Serang, Kompas -
”Dulu nyamuk pembawa virus DBD dikenal menyukai air jernih, tetapi belakangan ditemukan pula di air kotor,” kata Kepala Subbidang Pengendalian Penyakit Dinas Kesehatan Provinsi Banten Dendi di Serang, Provinsi Banten, Jumat (7/5).
Sekarang, nyamuk itu ternyata juga bisa berada di lantai tingkat atas. Padahal, dulunya nyamuk ini dijumpai di lantai bawah dengan ketinggian terbangnya sekitar dua meter ke arah vertikal.
Sebelumnya, diketahui juga bahwa nyamuk Aides aigepty terbiasa menggigit pada pagi hari, yakni sekitar pukul 10.00, dan pada sore hari antara pukul 14.00 dan 18.00. Namun, nyamuk itu sekarang juga menggigit pada malam hari. Selain akibat mutasi gen, kata Dendi, perubahan perilaku nyamuk dimungkinkan sebagai bentuk adaptasi serangga itu terhadap lingkungan dan faktor lainnya yang juga berubah.
Dendi meminta warga menghilangkan sarang nyamuk, memasang kasa antinyamuk di lubang ventilasi, tak menggantung pakaian, dan selalu mencermati agar gorden tidak menjadi tempat nyamuk menempel.

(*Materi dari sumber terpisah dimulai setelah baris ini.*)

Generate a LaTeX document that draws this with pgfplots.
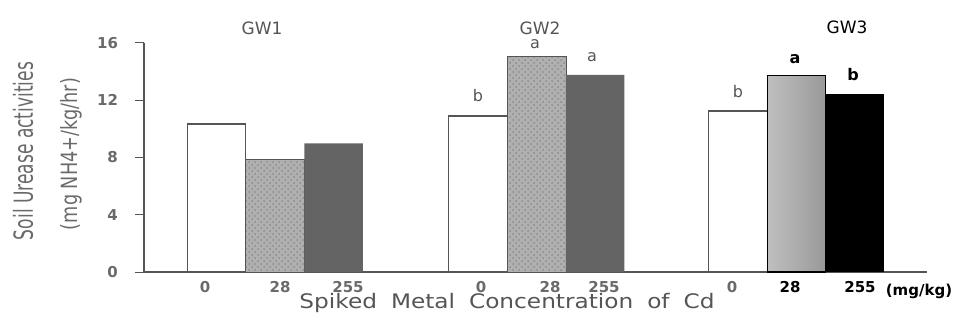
\documentclass[border=0pt]{standalone}
\usepackage{pgfplots}
\pgfplotsset{compat=1.18}
\usepackage{fontspec}
\setmainfont{DejaVu Sans}
\usepackage{graphicx}
\usetikzlibrary{patterns}
\definecolor{axgray}{HTML}{555555}
\definecolor{lblgray}{HTML}{6A6A6A}
\definecolor{darkbar}{HTML}{646464}
\definecolor{stip}{HTML}{B0B0B0}
\begin{document}
\begin{tikzpicture}
\useasboundingbox (0,0) rectangle (478pt,160.5pt);
\begin{axis}[
 at={(72pt,24.5pt)}, anchor=south west,
 width=391.5pt, height=114.5pt, scale only axis,
 xmin=144, xmax=927, ymin=0, ymax=16,
 axis x line*=bottom, axis y line*=left,
 axis line style={axgray, line width=0.6pt, -},
 ytick={0,4,8,12,16},
 tick align=outside, major tick length=4.5pt,
 ytick style={axgray, line width=0.5pt},
 xtick={205,280,348,481,550,604,732,790,860},
 xticklabels={0,28,255,0,28,255,0,{\color{black}28},{\color{black}255}},
 xtick style={draw=none},
 tick label style={font=\bfseries\fontsize{7.5}{8.5}\selectfont, text=lblgray},
 yticklabel style={xshift=-5pt},
 xticklabel style={yshift=3.2pt},
 /pgf/number format/assume math mode=true,
 clip=false,
]
\addplot[ybar, bar width=58.5, draw=axgray, line width=0.7pt, fill=white] coordinates {(216.5,10.34) (478,10.90) (738,11.25)};
\addplot[ybar, bar width=58.5, draw=axgray, line width=0.5pt, fill=stip, postaction={pattern=crosshatch dots, pattern color=black!45}] coordinates {(275,7.88) (537,15.09)};
\addplot[ybar, bar width=58.5, draw=black, line width=0.6pt, left color=black!25, middle color=black!55, right color=black!40, postaction={pattern=crosshatch dots, pattern color=black!75}] coordinates {(796.5,13.72)};
\addplot[ybar, bar width=58.5, draw=none, fill=darkbar] coordinates {(333.5,8.99) (595,13.77)};
\addplot[ybar, bar width=58.5, draw=none, fill=black] coordinates {(854.5,12.44)};
\node[font=\fontsize{8.5}{10}\selectfont, text=axgray] at (axis cs:262,17.05) {GW1};
\node[font=\fontsize{8.5}{10}\selectfont, text=axgray] at (axis cs:540,17.05) {GW2};
\node[font=\fontsize{8.5}{10}\selectfont, text=black] at (axis cs:847,17.12) {GW3};
\node[anchor=base, font=\fontsize{8}{9}\selectfont, text=axgray] at (axis cs:478,11.88) {b};
\node[anchor=base, font=\fontsize{8}{9}\selectfont, text=axgray] at (axis cs:535,15.65) {a};
\node[anchor=base, font=\fontsize{8}{9}\selectfont, text=axgray] at (axis cs:592,14.68) {a};
\node[anchor=base, font=\fontsize{8}{9}\selectfont, text=axgray] at (axis cs:738,12.16) {b};
\node[anchor=base, font=\bfseries\fontsize{8}{9}\selectfont, text=black] at (axis cs:795,14.60) {a};
\node[anchor=base, font=\bfseries\fontsize{8}{9}\selectfont, text=black] at (axis cs:853,13.37) {b};
\node[anchor=base, font=\bfseries\fontsize{7.5}{8.5}\selectfont, text=black] at (axis cs:919,-1.62) {(mg/kg)};
\node[anchor=base, inner sep=0pt, text=axgray] at (axis cs:507,-2.55) {\resizebox{207.5pt}{7.6pt}{Spiked\hspace{0.6em}Metal\hspace{0.6em}Concentration\hspace{0.6em}of\hspace{0.6em}Cd}};
\end{axis}
\node[rotate=90, text=lblgray] at (11.5pt,85pt) {\resizebox{89pt}{10pt}{Soil Urease activities}};
\node[rotate=90, text=lblgray] at (35.5pt,83.5pt) {\resizebox{76pt}{8.5pt}{(mg NH4+/kg/hr)}};
\end{tikzpicture}
\end{document}
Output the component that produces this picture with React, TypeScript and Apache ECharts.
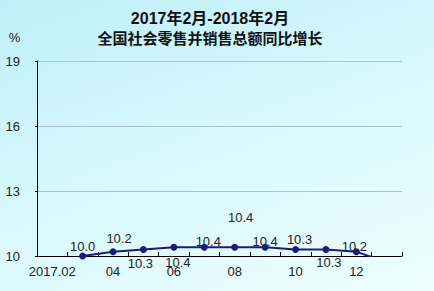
import React, { useEffect, useRef } from "react";
import * as echarts from "echarts";

const categories = ["2017.02", "03", "04", "05", "06", "07", "08", "09", "10", "11", "12", "2018.02"];
const growth = [9.5, 10.0, 10.2, 10.3, 10.4, 10.4, 10.4, 10.4, 10.3, 10.3, 10.2, 9.7];
const yTicks = { min: 10, max: 19, interval: 3 };
const titleLine1 = "2017年2月-2018年2月";
const titleLine2 = "全国社会零售并销售总额同比增长";
const unitLabel = "%";

// label placement (style only): offset of each value label from its point
const labelOffsets: (number[] | null)[] = [
  null, [0, -10], [6, -13], [-3, 14], [4, 15], [4, -6], [6, -30], [0, -6], [4, -10], [3, 13], [-2, -5], null,
];

export default function App() {
  const ref = useRef<HTMLDivElement>(null);
  useEffect(() => {
    if (!ref.current) return;
    const chart = echarts.init(ref.current, null, { renderer: "svg" });
    const font = '"Liberation Sans", Arial, "Noto Sans CJK SC", sans-serif';
    const seriesData = growth.map((v, i) => {
      const off = labelOffsets[i];
      return {
        value: v,
        label: off
          ? { show: true, position: "inside", offset: off }
          : { show: false },
        symbol: off ? "circle" : "none",
      };
    });
    chart.setOption({
      animation: false,
      backgroundColor: "transparent",
      textStyle: { fontFamily: font },
      grid: { left: 37, right: 32, top: 61, bottom: 35 },
      graphic: [
        {
          type: "text",
          x: 210,
          y: 18,
          style: {
            text: titleLine1,
            font: `bold 16px ${font}`,
            fill: "#111",
            textAlign: "center",
            textVerticalAlign: "middle",
          },
        },
        {
          type: "text",
          x: 210,
          y: 38.5,
          style: {
            text: titleLine2,
            font: `bold 15px ${font}`,
            fill: "#111",
            textAlign: "center",
            textVerticalAlign: "middle",
          },
        },
        {
          type: "text",
          x: 14.5,
          y: 37.5,
          style: {
            text: unitLabel,
            font: `13px ${font}`,
            fill: "#222",
            textAlign: "center",
            textVerticalAlign: "middle",
          },
        },
      ],
      xAxis: {
        type: "category",
        data: categories,
        boundaryGap: true,
        axisLine: { show: true, lineStyle: { color: "#000", width: 1 } },
        axisTick: { show: true, inside: true, length: 4, interval: 0, lineStyle: { color: "#000" } },
        axisLabel: { interval: 1, fontSize: 13, color: "#222", margin: 9, fontFamily: font },
        splitLine: { show: false },
      },
      yAxis: {
        type: "value",
        min: yTicks.min,
        max: yTicks.max,
        interval: yTicks.interval,
        axisLine: { show: true, lineStyle: { color: "#000", width: 1 } },
        axisTick: { show: true, length: 2, lineStyle: { color: "#000" } },
        axisLabel: { fontSize: 13, color: "#222", margin: 17, fontFamily: font },
        splitLine: { show: true, lineStyle: { color: "#a7c3cc", width: 1 } },
      },
      series: [
        {
          type: "line",
          data: seriesData,
          clip: true,
          symbol: "circle",
          symbolSize: 7,
          showAllSymbol: true,
          color: "#1c1c78",
          lineStyle: { color: "#1c1c78", width: 2 },
          itemStyle: { color: "#1c1c78" },
          label: {
            show: true,
            fontSize: 13,
            color: "#222",
            fontFamily: font,
            formatter: (p: any) => Number(p.value).toFixed(1),
          },
        },
      ],
    });
    return () => chart.dispose();
  }, []);
  return (
    <div
      style={{
        position: "fixed",
        left: 0,
        top: 0,
        width: 434,
        height: 291,
        background: "linear-gradient(160deg, #bfeff8 0%, #d6f8fc 45%, #eefefe 100%)",
      }}
    >
      <div ref={ref} style={{ width: 434, height: 291 }} />
    </div>
  );
}
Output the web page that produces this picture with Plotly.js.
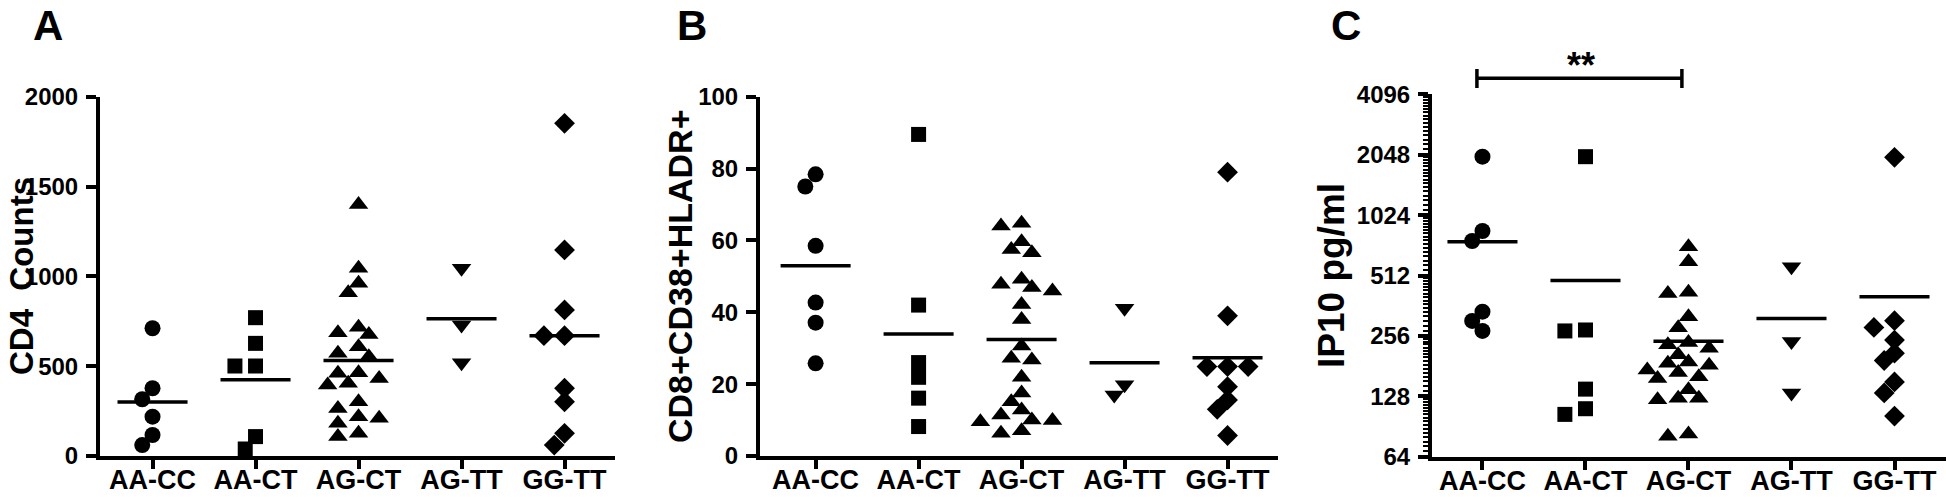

Sementara itu, kasus DBD yang terdeteksi di RS Cipto Mangunkusumo dan RSUD Tarakan tidak mengalami lonjakan yang signifikan. Namun, pasien DBD masih berobat silih berganti.
Kepala Bagian Pemasaran dan Humas RSCM Antaria, Jumat (7/5), mengatakan, pelayanan kesehatan untuk penderita DBD mendapatkan jaminan dari Pemprov DKI Jakarta. Dua bulan terakhir, setiap hari ada 1-3 pasien yang berobat karena DBD. Sebagian besar bisa diobati. Satu pasien meninggal pada awal Mei ini lantaran terlambat berobat.
Menurut Kepala Bidang Pelayanan RSUD Tarakan, jumlah penderita DBD yang dirawat rata-rata lima orang per hari. ”Hingga kini belum ada lonjakan kasus DBD di RSUD Tarakan. Velbed juga belum dipakai,” ucapnya.
Di Kota Depok, warga mencemaskan penyebaran DBD. ”Warga meminta fogging di Cimanggis dan Sawangan. Kami masih mengupayakan,” tutur Kepala Bidang Pencegahan Penanggulangan Penyakit dan Lingkungan Dinas Kesehatan Depok Ani Rubiyani.